The NCFSL maintains that the laws of natural justice and the Constitution of Sri Lanka in Articles 10 and 14 (1) (e) recognise the individual’s right to adopt and practice the religion of his choice. “We categorically state that communication of the gospel is an inseparable part of the practice of our faith. Correspondingly, we recognise the right to every other religion to proclaim its beliefs.

Those who recognise this right may also agree that it is unethical to interfere with the expression of the individual‘s freedom to choose.”

The NCFSL believes that the attacks are attempted in order to justify the so called ‘unethical conversion’.

“To the Christian, helping the needy is a necessary part of the practice of their religion. The expression of Christian love and concern includes dealing with both the spiritual and the physical need of the person. While asserting the right to do so and the responsibility of Christians to care for the needy, we condemn the use of charity and care for the needy as an inducement to religious proselytisation.

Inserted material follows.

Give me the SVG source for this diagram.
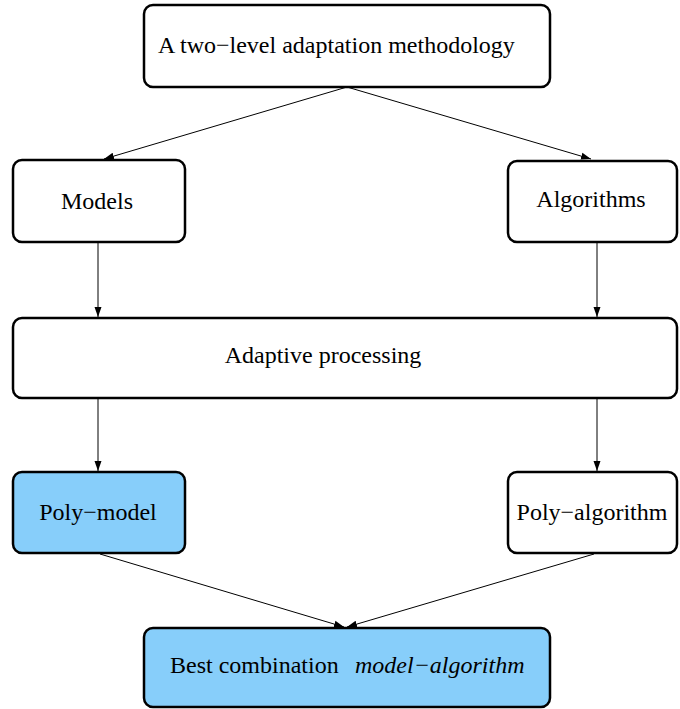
<svg xmlns="http://www.w3.org/2000/svg" width="680" height="709" viewBox="0 0 680 709">
<style>
.box{fill:#fff;stroke:#000;stroke-width:2.5}
.blue{fill:#87CEFA}
.c{text-anchor:middle}
.edge{stroke:#000;stroke-width:1;fill:none;marker-end:url(#ah)}
</style>
<defs>
<marker id="ah" viewBox="0 0 10 10" refX="10" refY="5" markerWidth="10" markerHeight="10" markerUnits="userSpaceOnUse" orient="auto">
<path d="M0,1.5 L10,5 L0,8.5 z" fill="#000"/>
</marker>
</defs>
<g id="connectors">
<line class="edge" x1="347" y1="87" x2="104" y2="159"/>
<line class="edge" x1="347" y1="87" x2="591" y2="159"/>
<line class="edge" x1="98" y1="243" x2="98" y2="317"/>
<line class="edge" x1="597" y1="243" x2="597" y2="317"/>
<line class="edge" x1="98" y1="399" x2="98" y2="471"/>
<line class="edge" x1="597" y1="399" x2="597" y2="471"/>
<line class="edge" x1="100" y1="554" x2="344" y2="627"/>
<line class="edge" x1="594" y1="554" x2="347" y2="627"/>
</g>
<g font-family="Liberation Serif, serif" font-size="24" fill="#000">
<g id="n-top">
<rect class="box" x="144" y="5" width="406" height="82" rx="9"/>
<text x="158" y="53">A two−level adaptation methodology</text>
</g>
<g id="n-models">
<rect class="box" x="13" y="160" width="172" height="82" rx="9"/>
<text class="c" x="97" y="209">Models</text>
</g>
<g id="n-algorithms">
<rect class="box" x="508" y="161" width="169" height="81" rx="9"/>
<text class="c" x="591" y="207">Algorithms</text>
</g>
<g id="n-adaptive">
<rect class="box" x="13" y="318" width="664" height="80" rx="9"/>
<text class="c" x="323" y="363">Adaptive processing</text>
</g>
<g id="n-polymodel">
<rect class="box blue" x="13" y="472" width="172" height="81" rx="9"/>
<text class="c" x="98" y="520">Poly−model</text>
</g>
<g id="n-polyalgorithm">
<rect class="box" x="508" y="472" width="169" height="81" rx="9"/>
<text class="c" x="592" y="520">Poly−algorithm</text>
</g>
<g id="n-best">
<rect class="box blue" x="144" y="628" width="406" height="79" rx="9"/>
<text x="170" y="673">Best combination</text>
<text x="355" y="673" font-style="italic">model−algorithm</text>
</g>
</g>
</svg>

If there are any offers of material inducements for the purpose of proselytisation, we condemn such their methods as abhorrent to Christianity,” stated Rev. Money Ratnam of the NCFSL.

The NCFSL says that the accusations, intimidation and violence against Christians are biased and illegal and should not be tolerated in a democratic society such as ours. In essence, it is a denial of the fundamental human rights of its citizens.  

The NCFSL upholds the integrity of a united Sri Lanka and condemns the attacks on the Buddhist clergy in Chennai, India.

The use of violence as a means of achieving any end is against the teachings of Christ and cannot be condoned.

The NCFSL asserts the need for peace and good will on the basis of mutual recognition, honour and respect for all communities in the country’s multi-ethnic and multi-religious society. Further, it calls upon the State to uphold the rule of law and to treat all its citizens equally.

The NCFSL calls upon all Christians to unite and to participate in a day of fasting and prayer for the nation and for the persecuted Church on 8 April 2013 at Holy Trinity Auditorium, 784, Prince of Wales Avenue, Colombo 14 at 10 a.m.

“We also call upon the authorities to enable justice to be meted out to all Sri Lankans in this connection including the affected Christian clergy and workers,” the NCFSL statement added.